2stage_reader dimension error
Hello
when I try to read the data with the 2stage_reader and MPI I get the following error:
ValueError: could not broadcast input array from shape (79,319140) into shape (80,319140)
Any idea?
My data has shape (241, 319140, 5)
Best
Hello.
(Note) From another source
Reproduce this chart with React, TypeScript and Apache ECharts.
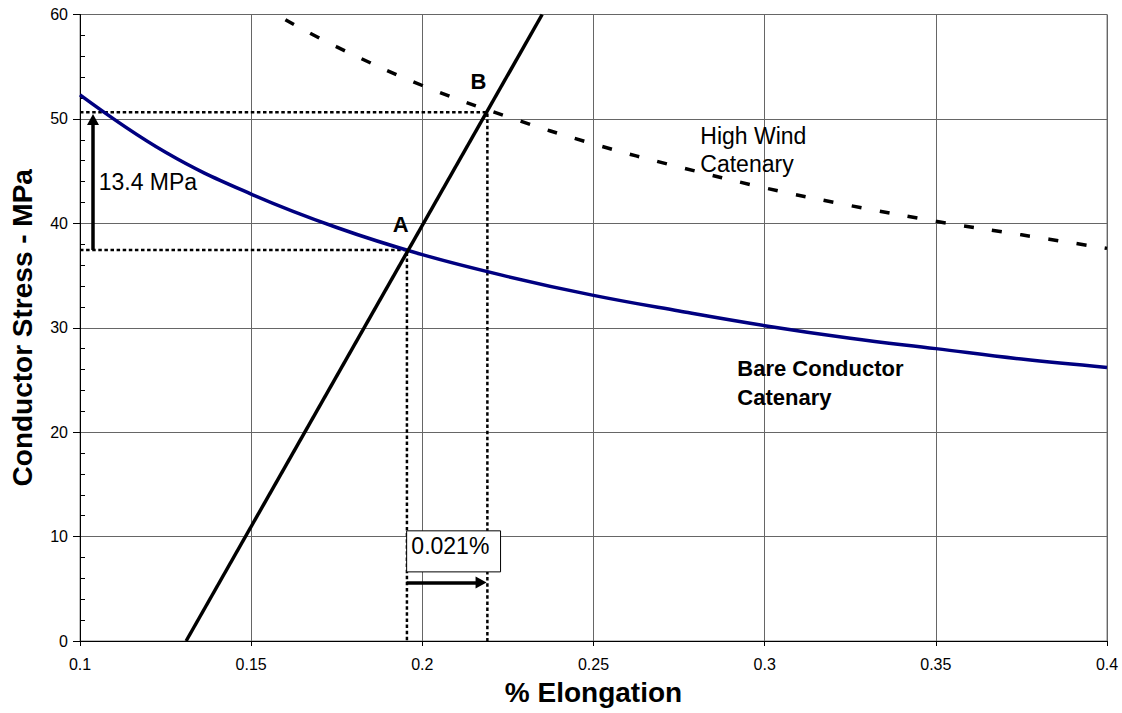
import React, { useEffect, useRef } from "react";
import * as echarts from "echarts";

// ---- data ----
const bareX = [0.1, 0.125, 0.15, 0.175, 0.2, 0.225, 0.25, 0.275, 0.3, 0.325, 0.35, 0.375, 0.4];
const bareY = [52.3, 46.8, 42.8, 39.6, 37.0, 34.9, 33.1, 31.6, 30.2, 29.0, 28.0, 27.0, 26.2];

const windX = [0.16, 0.175, 0.2, 0.225, 0.25, 0.275, 0.3, 0.325, 0.35, 0.375, 0.4];
const windY = [59.5, 56.9, 53.2, 50.2, 47.6, 45.4, 43.4, 41.7, 40.2, 38.9, 37.6];

const loadX = [0.131, 0.235];
const loadY = [0, 60];

const pointA = [0.1955, 37.45];
const pointB = [0.219, 50.65];

// arrows: [x1, y1, x2, y2]
const stressArrow = [0.1038, 37.45, 0.1038, 49.95];
const strainArrow = [0.1954, 5.6, 0.21716, 5.6];

// annotation texts and anchors (data units)
const noteTexts = ["A", "B", "High Wind\nCatenary", "Bare Conductor\nCatenary", "13.4 MPa", "0.021%"];
const noteAnchors = [
  [0.1937, 39.9],
  [0.2164, 53.6],
  [0.2812, 47.0],
  [0.292, 24.7],
  [0.10546, 44.0],
  [0.19679, 9.11],
];
const noteBold = [true, true, false, true, false, false];
const noteCentered = [true, true, false, false, false, false];
const boxCorners = [
  [0.19542, 10.55],
  [0.22285, 6.62],
];

const xTicks = { min: 0.1, max: 0.4, step: 0.05 };
const yTicks = { min: 0, max: 60, step: 10 };

const FONT = "'Liberation Sans', Arial, Helvetica, sans-serif";

const zip = (xs: number[], ys: number[]) => xs.map((x, i) => [x, ys[i]]);

export default function App() {
  const ref = useRef<HTMLDivElement>(null);

  useEffect(() => {
    if (!ref.current) return;
    const chart = echarts.init(ref.current, null, { renderer: "svg" });

    const dotted = {
      color: "#000",
      width: 2.5,
      type: [3.5, 2.6] as any,
      cap: "butt" as any,
    };

    const option: any = {
      animation: false,
      backgroundColor: "#fff",
      textStyle: { fontFamily: FONT },
      grid: {
        left: 79,
        right: 15,
        top: 14.5,
        bottom: 72,
        show: true,
        borderColor: "#808080",
        borderWidth: 1,
        backgroundColor: "transparent",
      },
      xAxis: {
        type: "value",
        min: xTicks.min,
        max: xTicks.max,
        interval: xTicks.step,
        name: "% Elongation",
        nameLocation: "middle",
        nameGap: 37,
        nameTextStyle: { fontSize: 28, fontWeight: "bold", color: "#000", fontFamily: FONT },
        axisLine: { show: true, onZero: false, lineStyle: { color: "#000", width: 1 } },
        axisTick: { show: true, length: 5, lineStyle: { color: "#000" } },
        axisLabel: {
          color: "#000",
          fontSize: 16,
          margin: 15,
          fontFamily: FONT,
          formatter: (v: number) => String(parseFloat(v.toFixed(2))),
        },
        splitLine: { show: true, lineStyle: { color: "#666", width: 1 } },
      },
      yAxis: [
        {
          type: "value",
          min: yTicks.min,
          max: yTicks.max,
          interval: yTicks.step,
          name: "Conductor Stress - MPa",
          nameLocation: "middle",
          nameGap: 44,
          nameTextStyle: { fontSize: 28, fontWeight: "bold", color: "#000", fontFamily: FONT },
          axisLine: { show: true, onZero: false, lineStyle: { color: "#000", width: 1 } },
          axisTick: { show: true, length: 7, lineStyle: { color: "#000" } },
          axisLabel: { color: "#000", fontSize: 16, margin: 12, fontFamily: FONT },
          splitLine: { show: true, lineStyle: { color: "#666", width: 1 } },
        },
        {
          type: "value",
          position: "left",
          min: yTicks.min,
          max: yTicks.max,
          interval: yTicks.step,
          axisLine: { show: false, onZero: false },
          axisTick: { show: false, inside: true },
          minorTick: { show: true, splitNumber: 5, length: 5, lineStyle: { color: "#000", width: 1 } },
          axisLabel: { show: false },
          splitLine: { show: false },
        },
      ],
      series: [
        {
          name: "Bare Conductor Catenary",
          type: "line",
          data: zip(bareX, bareY),
          smooth: 0.4,
          showSymbol: false,
          lineStyle: { color: "#000080", width: 3.5 },
          z: 5,
        },
        {
          name: "High Wind Catenary",
          type: "line",
          data: zip(windX, windY),
          smooth: 0.4,
          showSymbol: false,
          lineStyle: { color: "#000", width: 3.5, type: [10, 18.5], cap: "butt" },
          z: 5,
        },
        {
          name: "Load line",
          type: "line",
          data: zip(loadX, loadY),
          showSymbol: false,
          lineStyle: { color: "#000", width: 3.5 },
          z: 6,
        },
        {
          name: "B guide",
          type: "line",
          data: [
            [xTicks.min, pointB[1]],
            [pointB[0], pointB[1]],
            [pointB[0], yTicks.min],
          ],
          showSymbol: false,
          lineStyle: dotted,
          z: 4,
        },
        {
          name: "A guide",
          type: "line",
          data: [
            [xTicks.min, pointA[1]],
            [pointA[0], pointA[1]],
            [pointA[0], yTicks.min],
          ],
          showSymbol: false,
          lineStyle: dotted,
          z: 4,
        },
        {
          name: "arrows",
          type: "line",
          data: [],
          z: 7,
          markLine: {
            silent: true,
            symbol: ["none", "triangle"],
            symbolSize: [12, 11],
            label: { show: false },
            emphasis: { disabled: true },
            lineStyle: { color: "#000", width: 3.5, type: "solid" },
            data: [
              [
                { coord: [stressArrow[0], stressArrow[1]] },
                { coord: [stressArrow[2], stressArrow[3]] },
              ],
              [
                { coord: [strainArrow[0], strainArrow[1]] },
                { coord: [strainArrow[2], strainArrow[3]] },
              ],
            ],
          },
        },
      ],
    };

    chart.setOption(option);

    const px = (p: number[]) =>
      chart.convertToPixel({ xAxisIndex: 0, yAxisIndex: 0 }, p) as number[];

    const tl = px(boxCorners[0]);
    const br = px(boxCorners[1]);
    const graphics: any[] = [
      {
        type: "rect",
        z: 100,
        shape: { x: tl[0], y: tl[1], width: br[0] - tl[0], height: br[1] - tl[1] },
        style: { fill: "#fff", stroke: "#000", lineWidth: 1 },
        silent: true,
      },
    ];
    noteTexts.forEach((t, i) => {
      const p = px(noteAnchors[i]);
      graphics.push({
        type: "text",
        z: 101,
        x: p[0],
        y: p[1],
        silent: true,
        style: {
          text: t,
          fill: "#000",
          fontFamily: FONT,
          fontSize: noteBold[i] ? 22 : 23,
          fontWeight: noteBold[i] ? "bold" : "normal",
          align: noteCentered[i] ? "center" : "left",
          verticalAlign: "middle",
          lineHeight: 28.5,
        },
      });
    });
    chart.setOption({ graphic: graphics });

    return () => chart.dispose();
  }, []);

  return (
    <div
      ref={ref}
      style={{ position: "absolute", left: 0, top: 0, width: 1122, height: 713, background: "#fff" }}
    />
  );
}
Can you please provide more details (at least the line number where it fails) and, ideally, a reproducer?
Hi @mrogowski , thanks for reaching out.
Here it is a small reproducible:
import numpy as np
from mpi4py import MPI
from pyspod.spod.standard import Standard as spod_standard
from pyspod.spod.streaming import Streaming as spod_streaming
from scipy.io import netcdf_file
comm, rank, size = MPI.COMM_WORLD, MPI.COMM_WORLD.Get_rank(), MPI.COMM_WORLD.Get_size()
rankfname = f"spod_rank{rank}.nc"
vars = ["rho", "u", "v", "w", "p"]
with netcdf_file(rankfname, "w") as f:
# Create dimensions once
f.createDimension("time", 80)
f.createDimension("nspts", 319140)
# Loop to create variables and store data
for idx, var in enumerate(vars):
_var = f.createVariable(var, "f4", ("time", "nspts")) # Use 'f4' for clarity
# Generate random data
_var[:] = np.random.rand(80, 319140)
allfiles = comm.allgather(rankfname)
params = {
"time_step": 0.1,
"n_space_dims": 3,
"n_variables": 5,
"n_dft": 128,
"overlap": 75,
"n_modes_save": 5,
"savedir": ".",
"mean_type": "longtime",
"normalize_weights": False,
"normalize_data": False,
"conf_level": 0.95,
"reuse_blocks": False,
"savefft": False,
"dtype": "single",
"fullspectrum": False,
"savefreq_disk2": True,
"savefreq_disk": False,
}
standard = spod_standard(params=params, comm=comm)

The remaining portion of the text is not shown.